The Broken Bond Market

Authors: Jonathan Brogaard, Yesha Yadav

Abstract: Valued at around $10 trillion, the U.S. corporate bond market is slow, expensive, and inefficient. This Article argues that the bond market – premised on contract – rests on a flawed regulatory design that delivers neither investor protection nor market quality. It makes three contributions. First, it shows that bondholders navigate a conflict between protecting themselves using a tailored contact – and being able to easily trade their bond. By tailoring a contract to match the riskiness of an issuer, bondholders end up holding a less standard claim that becomes harder and costlier to trade. Second, the Article develops the implications of this conflict for investor protection. Bondholders incur transaction costs that do not exist in equity markets. Activism is more difficult as investors cannot deploy the threat of exit cheaply to pressure managers. Monitoring costs are high as prices are incapable of performing a surveillance function. This Article thus refines the traditional notion of bondholders being passive, apathetic actors.
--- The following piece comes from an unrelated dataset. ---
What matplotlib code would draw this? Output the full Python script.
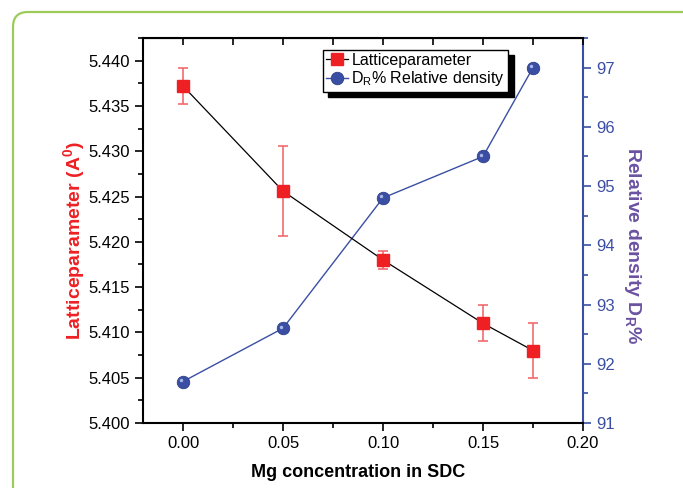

Rather, the impossibility of achieving both investor protection and tradability limits bondholders in their ability to push back against managerial and shareholder misbehavior. Third, this Article sets out a three-part solution designed to create choice, control, and tradability. It proposes: (i) standardization through the creation of tiers of form contracts that enhance tradability while offering some tailorability in the choice of model contract; (ii) a stronger role for trading platforms in monitoring and enforcing contract terms; and (iii) maintaining a bespoke segment, offering maximum flexibility to contract, to accommodate those that want fullest tailorabilty even at a cost to tradability. Taken together, this solution aims to repair the broken bond market and to promote investor protection, trading, and efficiency as fundamental features of securities market design.